A new stability period requirement starts when:

  • a new diagnosis is made
  • a new medication or treatment is started or added
  • a medication's dosage or treatment is increased or decreased or
  • a medication or treatment is discontinued

Underwriting decisions

Once all underwriting requirements have been received and reviewed, the underwriter is able to proceed with one of the following decisions:

  • approved as applied for
  • modified
  • postponed or
  • regretfully declined

It's important that you establish the correct expectations prior to submitting the application.

  • Due to the nature of this product, more cases are modified, postponed, or declined than would be for critical illness or life insurance.


This is a policy that is approved as applied for.


Due to medical history, some clients although insurable for LTCI coverage, will require a modification to their policy.
A modified decision can mean a change to the maximum lifetime benefit - such as changing to a set number of weeks for benefit.


A postponed decision means that we are currently not able to offer coverage to the proposed insured, however, there is possibility of future reconsideration if certain criteria are met.
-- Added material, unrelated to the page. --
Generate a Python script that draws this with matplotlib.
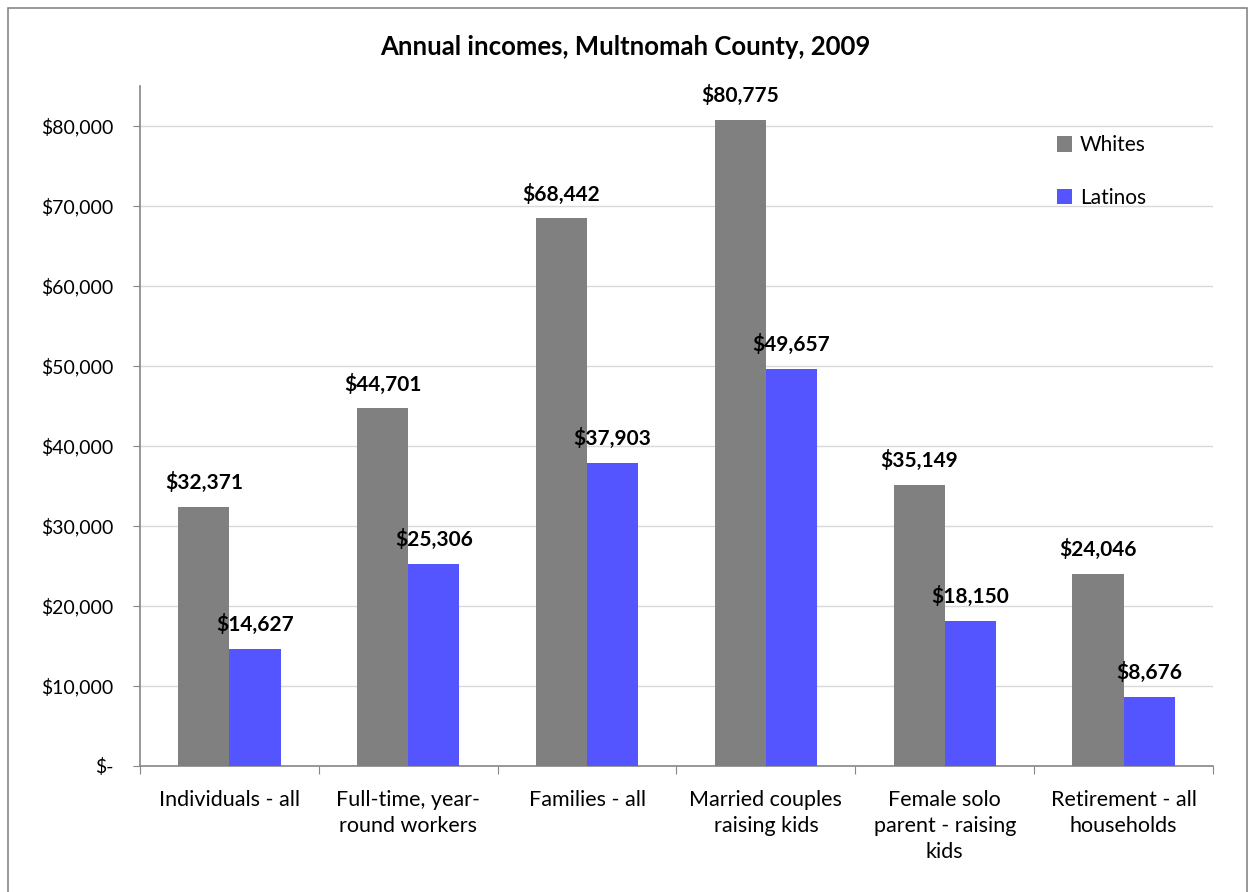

For example: during the course of underwriting we find out that your client recently had a change to his/her medication to obtain better control of their non insulin dependant diabetes. Once the condition has stabilized, it must remain stabilized for an additional 6 months before we can consider offering LTCI coverage.


A declined decision means that the client is uninsurable for LTCI coverage.

The difference between long term care and life insurance underwriting

Life insurance underwriting assesses the risk of premature death and long term care insurance underwriting assesses the risk of becoming dependent on someone else for care. Here are a few example that demonstrate how underwriting for long term care insurance differs from life insurance.

Case specifics

Life insurance considerations

LTC insurance considerations

Case 1:
male, age 40
heart attack at age 35 no symptoms since

High mortality risk since heart attack occurred at a young age; client may be insurable with a substantial rating.

Risk of dependence is much lower than mortality risk; may apply after a 6 month stability period is met

Case 2:
female, age 60
osteoarthritis of the knee awaiting knee replacement

Mortality risk is considered low and the client would be insurable.

Current risk of future dependence is high. May apply 6 months after fully recovered from surgery, completed physical therapy, and returned to all normal activities.

Case 3:
male, age 50
asthma treated with inhaler smoker

Some risk of mortality depending on severity of the asthma. If the asthma is considered to be severe the client will not be insurable.

Respiratory diseases lead to higher risk of dependence, especially for smokers. Would not be eligible to apply for long term care insurance. However, may apply 1 year after quitting smoking.

Case 4:
female, age 71
breast cancer at age 66, 1 positive lymph node at time of diagnosis
no recurrence

A positive lymph node indicates a high mortality risk. Client may not be insurable.

A positive lymph node found at time of diagnosis is considered to be moderate risk for dependence. May apply 36 months after.